The obvious problem with the proposal is its effect on the bottom line.  This, of course, would pose a tough decision for the 24-hour news cyclists.  They would need to pursue more substantive stories, and they would need to present them in deeper and broader perspective.  In other words, the experience of the Trump administration stories would become less infotainments and more effectual information.

Yes, this sounds like the ramblings of a retired academic.  And I'm what most people would label a "liberal," which seems to have become an impotent designation.  But none of that matters here.  What ought to matter to the 24-hour cyclists is that this retired academic is following less and less of their programming.  

In any case, it's something to consider.  And who knows?  It just might stir up some enthusiasm among the viewers.

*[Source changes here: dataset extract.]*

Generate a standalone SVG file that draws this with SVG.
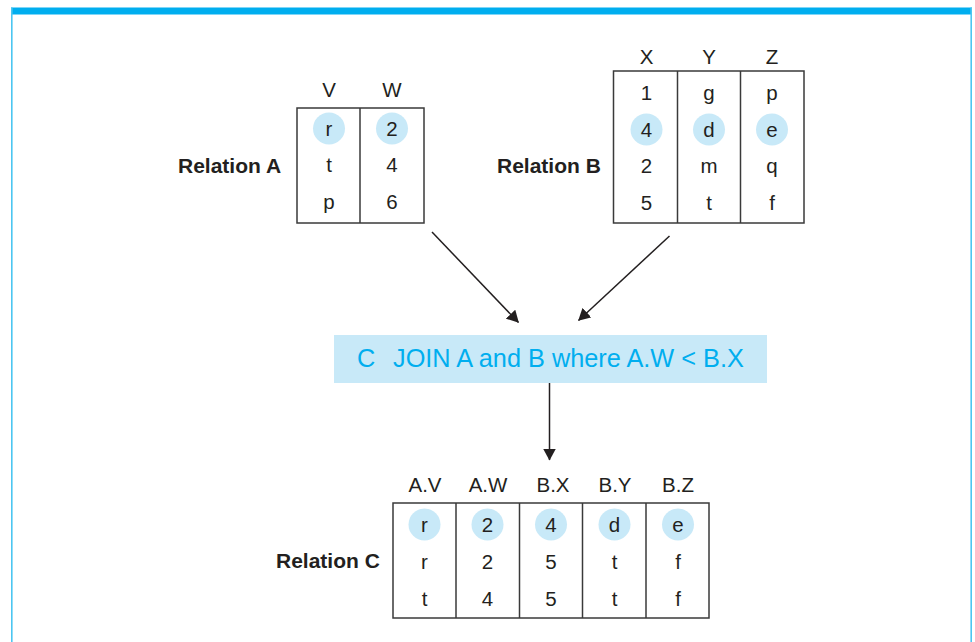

Tuesday, February 20, 2018

Achievement


According to Richard Friedman, MD, our economic crisis [2008] spawned a crisis in the human psyche.  Dr. Friedman’s insight is the result of some anecdotal conversations he has had with his patients.  These patients, especially the males who depend in one way or another on the business of Wall Street, come to his psychiatric practice with disturbing anxieties about when the maelstrom (The Great Recession) would end and how they would recover their masters-of-the-universe (MOTU) status.  The most disturbing anxiety among them was feeling like a loser.  That’s the men.  The women, who also have achieved MOTU status, however, have apparently experienced none of the same deleterious psychological reactions.

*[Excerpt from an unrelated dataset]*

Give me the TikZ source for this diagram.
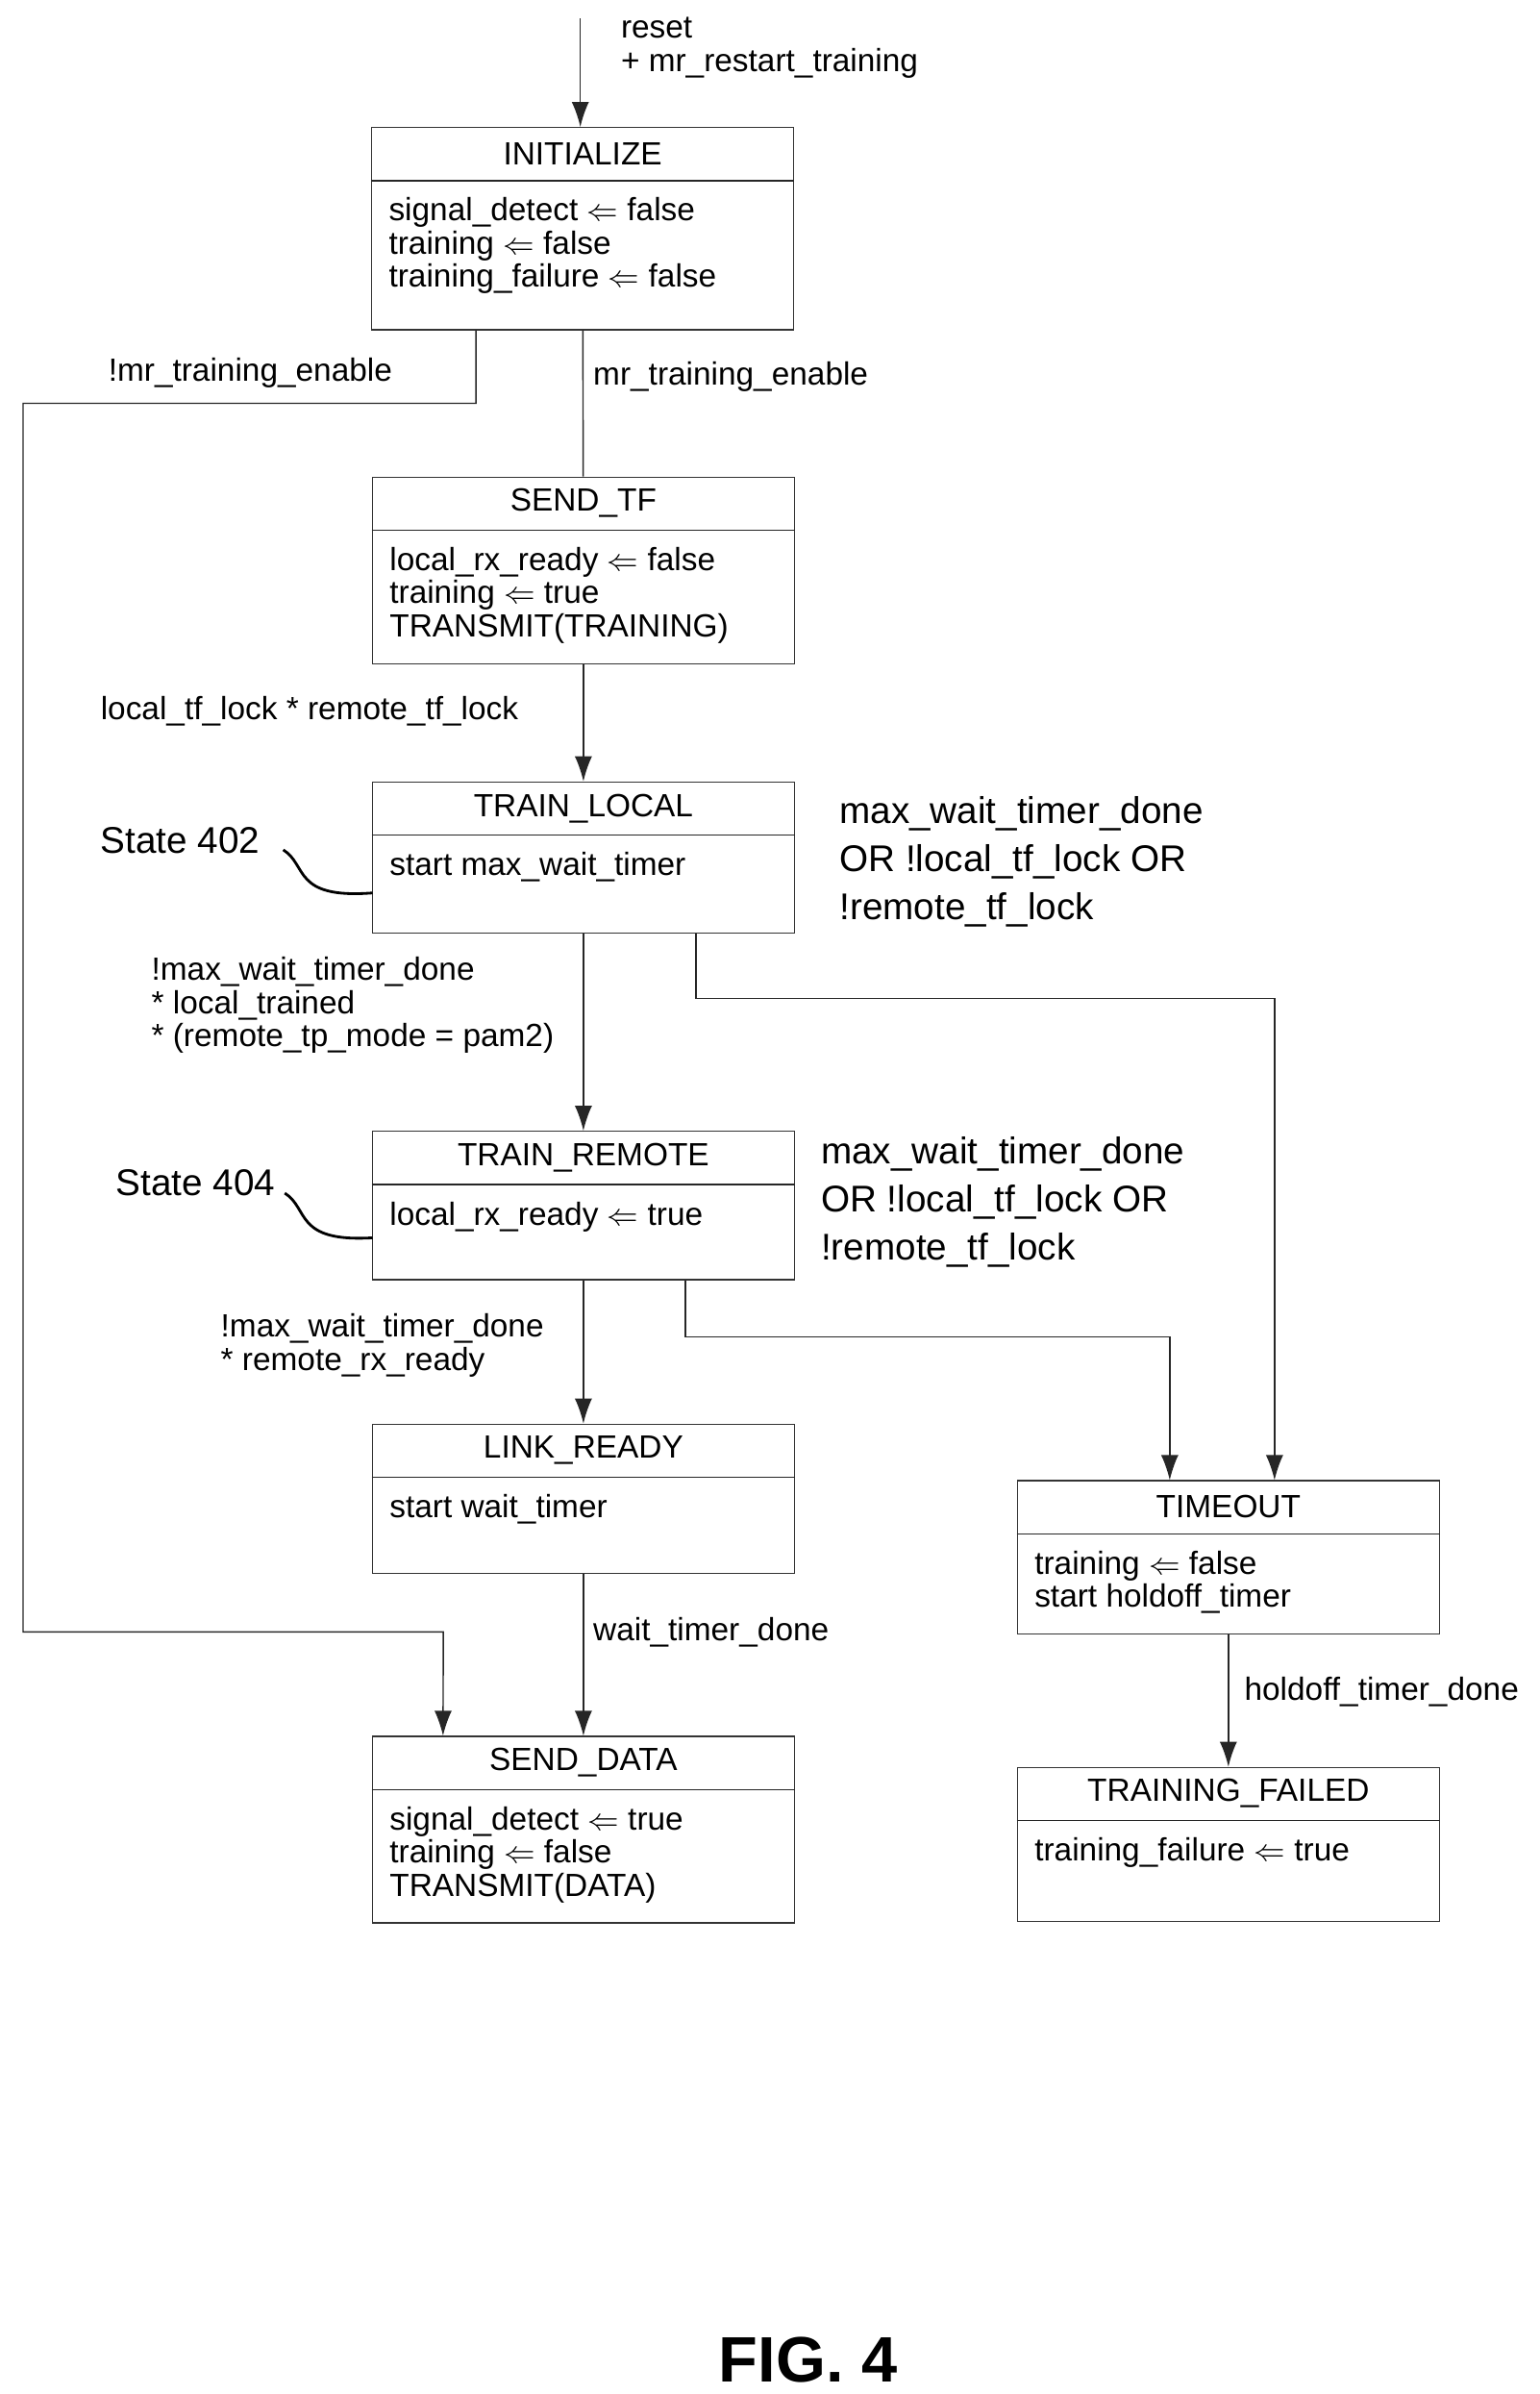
\documentclass[tikz,border=0pt]{standalone}
\usepackage{fontspec}
\setmainfont{Liberation Sans}
\usetikzlibrary{arrows.meta}
\usetikzlibrary{positioning}
\begin{document}
\begin{tikzpicture}[x=0.1601mm,y=-0.1601mm,
    state/.style={shape=rectangle,draw=black!80,thin,minimum width=43.9mm,inner sep=0pt},
    title/.style={font=\fontsize{9.5}{10}\selectfont,inner sep=0pt},
    body/.style={font=\fontsize{9.5}{9.8}\selectfont,align=left,anchor=north west,inner sep=0pt},
    cond/.style={font=\fontsize{9.5}{9.8}\selectfont,align=left,anchor=west,inner sep=0pt},
    note/.style={font=\fontsize{11}{14.2}\selectfont,align=left,anchor=west,inner sep=0pt},
    arrow/.style={-{Latex[length=2.6mm,width=1.8mm]},thin,draw=black!85},
    line/.style={thin,draw=black!85}]
    \useasboundingbox (0,0) rectangle (1000,1555);

    % states
    \node[state,minimum height=21.0mm] (init) at (378.5,148.5) {};
    \node[state,minimum height=19.4mm] (sendtf) at (379,370.5) {};
    \node[state,minimum height=15.7mm] (trainlocal) at (379,557) {};
    \node[state,minimum height=15.4mm] (trainremote) at (379,783) {};
    \node[state,minimum height=15.5mm] (linkready) at (379,973.5) {};
    \node[state,minimum height=19.4mm] (senddata) at (379,1188.5) {};
    \node[state,minimum height=15.9mm] (timeout) at (798,1011.5) {};
    \node[state,minimum height=16.0mm] (failed) at (798,1198) {};

    \foreach \s/\t in {init/INITIALIZE,sendtf/SEND\_TF,trainlocal/TRAIN\_LOCAL,
        trainremote/TRAIN\_REMOTE,linkready/LINK\_READY,senddata/SEND\_DATA,
        timeout/TIMEOUT,failed/TRAINING\_FAILED} {
      \node[title] (\s-title) at ([yshift=-2.8mm]\s.north) {\t};
      \draw[line] ([yshift=-5.6mm]\s.north west) -- ([yshift=-5.6mm]\s.north east);
    }

    \node[body] (init-body) at ([xshift=1.8mm,yshift=-7.3mm]init.north west)
      {signal\_detect $\Leftarrow$ false\\training $\Leftarrow$ false\\training\_failure $\Leftarrow$ false};
    \node[body] (sendtf-body) at ([xshift=1.8mm,yshift=-7.3mm]sendtf.north west)
      {local\_rx\_ready $\Leftarrow$ false\\training $\Leftarrow$ true\\TRANSMIT(TRAINING)};
    \node[body] (trainlocal-body) at ([xshift=1.8mm,yshift=-7.3mm]trainlocal.north west)
      {start max\_wait\_timer};
    \node[body] (trainremote-body) at ([xshift=1.8mm,yshift=-7.3mm]trainremote.north west)
      {local\_rx\_ready $\Leftarrow$ true};
    \node[body] (linkready-body) at ([xshift=1.8mm,yshift=-7.3mm]linkready.north west)
      {start wait\_timer};
    \node[body] (senddata-body) at ([xshift=1.8mm,yshift=-7.3mm]senddata.north west)
      {signal\_detect $\Leftarrow$ true\\training $\Leftarrow$ false\\TRANSMIT(DATA)};
    \node[body] (timeout-body) at ([xshift=1.8mm,yshift=-7.3mm]timeout.north west)
      {training $\Leftarrow$ false\\start holdoff\_timer};
    \node[body] (failed-body) at ([xshift=1.8mm,yshift=-7.3mm]failed.north west)
      {training\_failure $\Leftarrow$ true};

    % transitions
    \coordinate (entry) at (377,12);
    \draw[arrow] (entry) -- (entry |- init.north);
    \node[cond] (reset) at (403,31) {reset\\+ mr\_restart\_training};

    \draw[line] (init) -- (sendtf);
    \node[cond] (enable) at (385,245) {mr\_training\_enable};

    \draw[arrow] ([xshift=-11.1mm]init.south) |- (15,262) |- (288,1060)
      -- ([xshift=-14.6mm]senddata.north);
    \node[cond] (notenable) at (70,242) {!mr\_training\_enable};

    \draw[arrow] (sendtf) -- (trainlocal);
    \node[cond] (locks) at (65,462) {local\_tf\_lock * remote\_tf\_lock};

    \draw[arrow] (trainlocal) -- (trainremote);
    \node[cond] (trained) at (98,653) {!max\_wait\_timer\_done\\* local\_trained\\* (remote\_tp\_mode = pam2)};

    \draw[arrow] ([xshift=11.7mm]trainlocal.south) -- ++(0,42) -| ([xshift=4.8mm]timeout.north);
    \node[note] (fail1) at (545,560) {max\_wait\_timer\_done\\OR !local\_tf\_lock OR\\!remote\_tf\_lock};

    \draw[arrow] (trainremote) -- (linkready);
    \node[cond] (rxready) at (143,874) {!max\_wait\_timer\_done\\* remote\_rx\_ready};

    \draw[arrow] ([xshift=10.6mm]trainremote.south) -- ++(0,37) -| ([xshift=-6.1mm]timeout.north);
    \node[note] (fail2) at (533,781) {max\_wait\_timer\_done\\OR !local\_tf\_lock OR\\!remote\_tf\_lock};

    \draw[arrow] (linkready) -- (senddata);
    \node[cond] (waitdone) at (385,1060) {wait\_timer\_done};

    \draw[arrow] (timeout) -- (failed);
    \node[cond] (holdoff) at (808,1099) {holdoff\_timer\_done};

    % reference labels
    \node[note] (s402) at (65,546) {State 402};
    \draw[thick] (184,552) .. controls (200,562) and (190,584) .. (242,580);
    \node[note] (s404) at (75,768) {State 404};
    \draw[thick] (185,775) .. controls (201,785) and (191,807) .. (242,804);

    \node[font=\fontsize{19}{22}\selectfont\bfseries,inner sep=0pt] (fig) at (525,1533) {FIG. 4};
\end{tikzpicture}
\end{document}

Setting aside, for the moment, any gender issues that arise from Dr. Friedman’s discourse, let’s consider this as a general cultural issue.  A fundamental question in any culture (although often overlooked in America) asks: What is the ultimate measure of a person’s value or personal worth?  For Americans, the answer is success.  And the ultimate American metric of success is money.  This monetary success is open-ended, having no final stopping point and requiring never-ending achievement.  The failure to achieve equates with a failure to make any meaningful contribution to society at all.  The individual thus becomes literally worth-less.*   As the aphorism has it, those with the most toys at the end win, and those without the most are less than winners and are probably losers.

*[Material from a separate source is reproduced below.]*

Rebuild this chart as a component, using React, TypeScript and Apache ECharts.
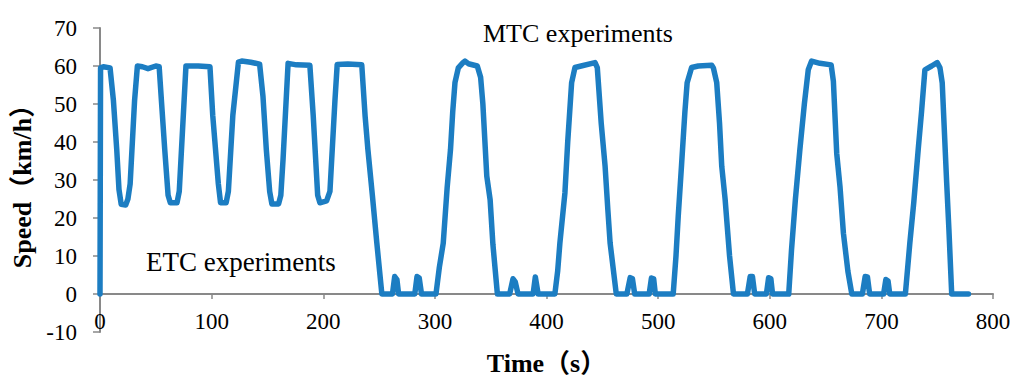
import React, { useEffect, useRef } from "react";
import * as echarts from "echarts";

// Time (s)
const times: number[] = [
  0, 0.5, 3, 9, 12, 15, 17, 19, 23, 25, 27, 31, 33.5, 38, 43, 50, 53,
  55, 58, 61, 63, 69, 71, 73, 77, 88, 98.5,
  101, 106, 108, 113, 115, 119, 124, 127, 135, 143,
  146, 149, 152, 154, 160, 162, 164, 168.5, 176, 188,
  191, 195, 197, 203, 206, 210.5, 212.5, 222, 234.5,
  237.5, 240, 244, 248, 252.5, 262, 264, 266, 267.5, 282, 284, 286, 288,
  301, 304, 307.5, 311, 314, 316, 318, 321, 325, 327, 330, 338, 341,
  343, 346.5, 349.5, 352, 356, 367, 370, 372, 374.5, 388, 390, 392.5,
  407.5, 410, 412, 416.5, 419, 422.5, 425.5, 431, 443.5, 445.5,
  449, 452.5, 455, 457, 462.5, 472, 475, 477, 479, 492, 494, 496, 497.5,
  513.5, 516, 518, 521, 524, 526, 530, 536, 548, 549.5,
  552.5, 555, 557, 560, 564, 567.5, 580, 582.5, 584.5, 586.5, 597, 599, 601, 602.5,
  617, 619.5, 623, 627, 631, 634.5, 637.5, 645, 655, 657,
  660, 663, 666, 670, 673.5, 683, 685.5, 687.5, 689.5, 702, 704, 706, 707.5,
  721.5, 725.5, 729, 733, 736, 739, 745, 750, 752.5, 754.5,
  758.5, 760.5, 763, 778,
];

// Speed (km/h)
const speeds: number[] = [
  0, 59.5, 59.8, 59.5, 51, 38, 27.5, 23.6, 23.4, 25, 29, 51, 60, 59.8, 59.3, 60, 59.8,
  51, 38, 26, 24, 24, 27, 38, 60, 60, 59.8,
  47, 29, 24, 24, 27, 47, 61, 61.3, 61, 60.5,
  52, 38, 27, 23.7, 23.7, 26, 35.5, 60.7, 60.3, 60.2,
  47, 26, 24, 24.5, 27, 51, 60.4, 60.5, 60.3,
  46.8, 38, 26, 13.4, 0, 0, 4.6, 3.8, 0, 0, 4.6, 4.2, 0,
  0, 7, 13.4, 28, 38, 48, 55.6, 59.5, 60.8, 61.3, 60.6, 60, 57,
  50, 31, 24.8, 13, 0, 0, 4, 3.2, 0, 0, 4.5, 0,
  0, 6, 13.4, 26.6, 40, 55.6, 59.6, 60, 60.9, 59.6,
  45, 33.6, 22, 13.4, 0, 0, 4.3, 4, 0, 0, 4.2, 4, 0,
  0, 10, 20.4, 34, 48, 55.6, 59.6, 60, 60.2, 59.5,
  55.6, 45, 33.6, 25, 10, 0, 0, 4.6, 4.6, 0, 0, 4.3, 4, 0,
  0, 11.6, 25, 38, 50, 59, 61.3, 60.7, 60.3, 56,
  37, 28, 16, 6, 0, 0, 4.6, 4.5, 0, 0, 3.8, 3.4, 0,
  0, 13.4, 24, 38, 48, 59, 60, 60.9, 59.5, 55.6,
  29.3, 17, 0, 0,
];

const xTicks = { min: 0, max: 800, interval: 100 };
const yTicks = { min: -10, max: 70, interval: 10 };

const annotations = [
  { text: "MTC experiments", x: 483, y: 33, size: 26 },
  { text: "ETC experiments", x: 146, y: 262, size: 27 },
];

const SERIF = "'Liberation Serif', 'Times New Roman', 'Noto Sans CJK SC', serif";

export default function App() {
  const ref = useRef<HTMLDivElement>(null);

  useEffect(() => {
    if (!ref.current) return;
    const chart = echarts.init(ref.current, undefined, { renderer: "svg" });
    const data = times.map((t, i) => [t, speeds[i]]);
    const axisGray = "#898989";
    const gridTop = 28;
    const gridBottom = 50;
    const plotH = 382 - gridTop - gridBottom;
    // place the horizontal axis on the zero line
    const zeroOffset = -(plotH * (0 - yTicks.min)) / (yTicks.max - yTicks.min);
    chart.setOption({
      animation: false,
      backgroundColor: "#ffffff",
      grid: { left: 100, right: 31, top: gridTop, bottom: gridBottom, outerBoundsMode: "none" },
      xAxis: {
        type: "value",
        position: "bottom",
        offset: zeroOffset,
        min: xTicks.min,
        max: xTicks.max,
        interval: xTicks.interval,
        name: "Time（s）",
        nameLocation: "middle",
        nameGap: 56,
        nameTextStyle: { fontFamily: SERIF, fontSize: 26, fontWeight: "bold", color: "#000" },
        axisLine: { show: true, onZero: false, lineStyle: { color: axisGray, width: 2 } },
        axisTick: { show: true, inside: false, length: 5, lineStyle: { color: axisGray, width: 1.5 } },
        axisLabel: { fontFamily: SERIF, fontSize: 23, color: "#000", margin: 16 },
        splitLine: { show: false },
      },
      yAxis: {
        type: "value",
        min: yTicks.min,
        max: yTicks.max,
        interval: yTicks.interval,
        name: "Speed（km/h）",
        nameLocation: "middle",
        nameGap: 59,
        nameTextStyle: { fontFamily: SERIF, fontSize: 26, fontWeight: "bold", color: "#000" },
        axisLine: { show: true, onZero: false, lineStyle: { color: axisGray, width: 2 } },
        axisTick: { show: true, inside: false, length: 7, lineStyle: { color: axisGray, width: 1.5 } },
        axisLabel: { fontFamily: SERIF, fontSize: 23, color: "#000", margin: 23 },
        splitLine: { show: false },
      },
      series: [
        {
          type: "line",
          data,
          showSymbol: false,
          symbol: "none",
          smooth: false,
          lineStyle: { color: "#1c7dc2", width: 5.5, cap: "round", join: "round" },
          z: 3,
        },
      ],
      graphic: annotations.map((a) => ({
        type: "text",
        x: a.x,
        y: a.y,
        style: {
          text: a.text,
          fontFamily: SERIF,
          fontSize: a.size,
          fill: "#000",
          verticalAlign: "middle",
          align: "left",
        },
      })),
    });
    return () => chart.dispose();
  }, []);

  return (
    <div
      ref={ref}
      style={{ position: "fixed", left: 0, top: 0, width: 1024, height: 382, background: "#fff" }}
    />
  );
}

But then you ask, what about all the “dedicated” teachers, nurses and clergy?  “Dedicated” is the word our culture reserves for those who toil in noneconomic social institutions, locked out of the 4 foundations of American culture (achievement, individualism, universalism, and money fetishism) beyond America’s cultural ethos.  They are the dross, the necessary foils to the achievers.  They are good people all, especially because they provide moral comfort to the MOTUs.   These underlings’ roles are devalued in our culture relative to the ends and means of economic activity.  Their positions are ascribed as dedicated, because they have no otherwise logical, operative role in the success-as-money-as-achievement culture.  The word also keeps them in their places.

Speaking as one who has done his time in education, I have difficulty sympathizing with the anxiety-ridden MOTUs.  Dr. Friedman suggests that these MOTUs set themselves up for this misery by being lured by the casino-like atmosphere of Wall Street.  “For many the lure of investing is the thrill of uncertain reward.  Now that thrill is gone, replaced by anxiety and fear.”

Yep. Exactly.  I have the same feeling toward them as I do toward the suckers who walk into the Bellagio being thrilled by the possible uncertain reward, knowing absolutely that the house always wins in the long run.  And we don’t even own the house anymore.


*Notes on the 4 foundations of American culture taken from Messner and Rosenfeld.  Crime and the American Dream.